EXERCISE INSTRUCTIONS » Leaving out all pictures, reproduce the entries below exactly, from the first line through the line that contains "const valueLabels = ['14.8%', '15.6%', '69.6%'];".

--------------------------------

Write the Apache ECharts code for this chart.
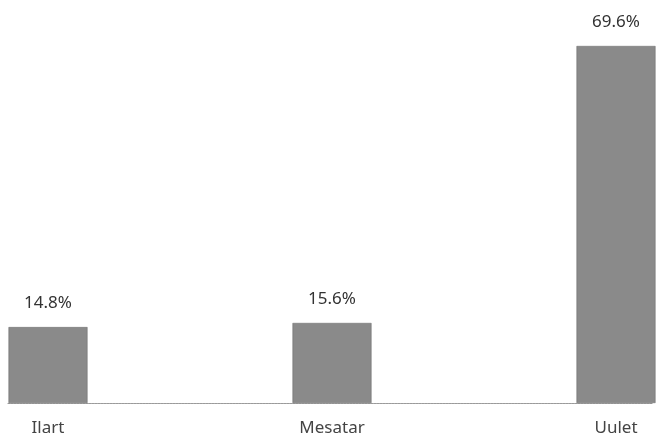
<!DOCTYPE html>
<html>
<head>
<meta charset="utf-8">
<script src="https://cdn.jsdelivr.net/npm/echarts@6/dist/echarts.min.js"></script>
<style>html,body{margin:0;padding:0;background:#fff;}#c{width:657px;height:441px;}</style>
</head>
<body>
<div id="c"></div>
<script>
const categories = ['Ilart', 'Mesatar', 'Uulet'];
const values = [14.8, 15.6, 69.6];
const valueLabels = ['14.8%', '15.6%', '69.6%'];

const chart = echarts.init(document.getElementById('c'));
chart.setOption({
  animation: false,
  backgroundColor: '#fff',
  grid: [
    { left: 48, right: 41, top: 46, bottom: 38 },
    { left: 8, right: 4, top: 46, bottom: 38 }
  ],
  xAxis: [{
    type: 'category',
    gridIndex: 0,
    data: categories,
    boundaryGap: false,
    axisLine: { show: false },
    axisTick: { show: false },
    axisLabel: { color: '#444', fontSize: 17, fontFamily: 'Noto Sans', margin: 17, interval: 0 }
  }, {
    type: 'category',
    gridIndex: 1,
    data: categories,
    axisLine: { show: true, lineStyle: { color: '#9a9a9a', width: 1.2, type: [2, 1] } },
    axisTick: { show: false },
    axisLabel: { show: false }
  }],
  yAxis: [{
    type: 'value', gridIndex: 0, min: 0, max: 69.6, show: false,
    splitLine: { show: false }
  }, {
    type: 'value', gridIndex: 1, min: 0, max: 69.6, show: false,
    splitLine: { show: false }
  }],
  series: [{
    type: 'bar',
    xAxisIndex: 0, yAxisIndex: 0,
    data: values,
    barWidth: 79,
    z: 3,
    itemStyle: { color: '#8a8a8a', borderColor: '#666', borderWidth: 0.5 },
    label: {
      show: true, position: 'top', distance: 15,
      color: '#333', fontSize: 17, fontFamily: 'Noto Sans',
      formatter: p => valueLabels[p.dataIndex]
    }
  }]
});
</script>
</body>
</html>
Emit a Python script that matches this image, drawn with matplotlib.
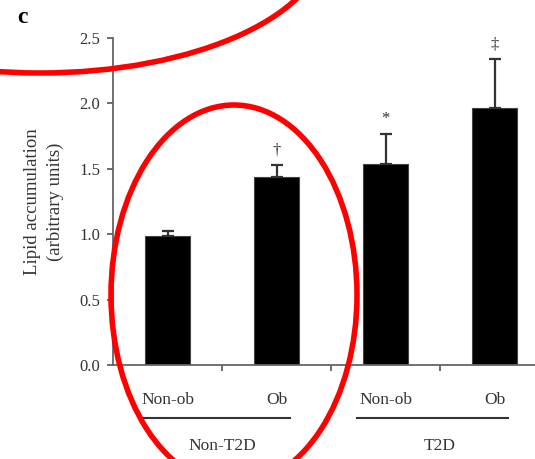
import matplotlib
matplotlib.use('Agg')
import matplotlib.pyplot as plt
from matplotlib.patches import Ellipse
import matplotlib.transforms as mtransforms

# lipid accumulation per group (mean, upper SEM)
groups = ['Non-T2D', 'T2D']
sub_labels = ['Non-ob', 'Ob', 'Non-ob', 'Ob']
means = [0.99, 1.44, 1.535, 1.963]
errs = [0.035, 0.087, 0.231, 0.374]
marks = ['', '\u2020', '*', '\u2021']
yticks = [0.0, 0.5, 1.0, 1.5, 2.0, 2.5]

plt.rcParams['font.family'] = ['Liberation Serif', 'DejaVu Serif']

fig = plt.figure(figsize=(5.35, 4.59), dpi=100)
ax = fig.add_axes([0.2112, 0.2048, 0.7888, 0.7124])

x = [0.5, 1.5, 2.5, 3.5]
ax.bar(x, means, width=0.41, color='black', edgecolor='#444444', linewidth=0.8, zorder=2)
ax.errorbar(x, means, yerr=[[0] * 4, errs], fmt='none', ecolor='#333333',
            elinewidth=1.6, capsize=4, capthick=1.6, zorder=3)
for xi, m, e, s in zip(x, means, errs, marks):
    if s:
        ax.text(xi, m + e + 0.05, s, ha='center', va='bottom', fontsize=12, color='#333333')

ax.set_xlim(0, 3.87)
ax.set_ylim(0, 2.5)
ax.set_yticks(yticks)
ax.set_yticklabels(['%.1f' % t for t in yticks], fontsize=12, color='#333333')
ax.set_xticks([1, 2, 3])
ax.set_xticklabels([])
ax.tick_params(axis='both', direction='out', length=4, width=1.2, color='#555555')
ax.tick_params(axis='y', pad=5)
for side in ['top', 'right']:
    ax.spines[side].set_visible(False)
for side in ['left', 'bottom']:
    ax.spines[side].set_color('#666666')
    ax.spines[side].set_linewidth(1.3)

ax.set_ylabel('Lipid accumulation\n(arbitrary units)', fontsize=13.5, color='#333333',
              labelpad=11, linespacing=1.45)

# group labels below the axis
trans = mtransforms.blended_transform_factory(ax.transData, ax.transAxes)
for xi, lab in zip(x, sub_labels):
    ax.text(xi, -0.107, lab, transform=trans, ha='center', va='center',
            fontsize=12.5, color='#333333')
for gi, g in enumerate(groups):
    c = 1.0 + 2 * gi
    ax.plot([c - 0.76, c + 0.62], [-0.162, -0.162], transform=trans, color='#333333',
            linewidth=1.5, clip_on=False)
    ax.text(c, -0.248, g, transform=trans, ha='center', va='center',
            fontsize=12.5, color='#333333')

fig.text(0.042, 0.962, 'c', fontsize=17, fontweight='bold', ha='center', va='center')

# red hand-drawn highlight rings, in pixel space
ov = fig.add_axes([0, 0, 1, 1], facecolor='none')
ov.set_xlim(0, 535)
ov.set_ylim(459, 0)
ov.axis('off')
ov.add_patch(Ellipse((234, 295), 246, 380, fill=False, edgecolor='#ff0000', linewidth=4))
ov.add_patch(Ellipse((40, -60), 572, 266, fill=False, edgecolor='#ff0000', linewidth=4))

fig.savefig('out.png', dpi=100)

--------------------------------

WRITTEN SOLUTION »
Write the Apache ECharts code for this chart.
<!DOCTYPE html>
<html>
<head>
<meta charset="utf-8">
<script src="https://cdn.jsdelivr.net/npm/echarts@6/dist/echarts.min.js"></script>
<style>html,body{margin:0;padding:0;background:#fff;}#c{width:657px;height:441px;}</style>
</head>
<body>
<div id="c"></div>
<script>
const categories = ['Ilart', 'Mesatar', 'Uulet'];
const values = [14.8, 15.6, 69.6];
const valueLabels = ['14.8%', '15.6%', '69.6%'];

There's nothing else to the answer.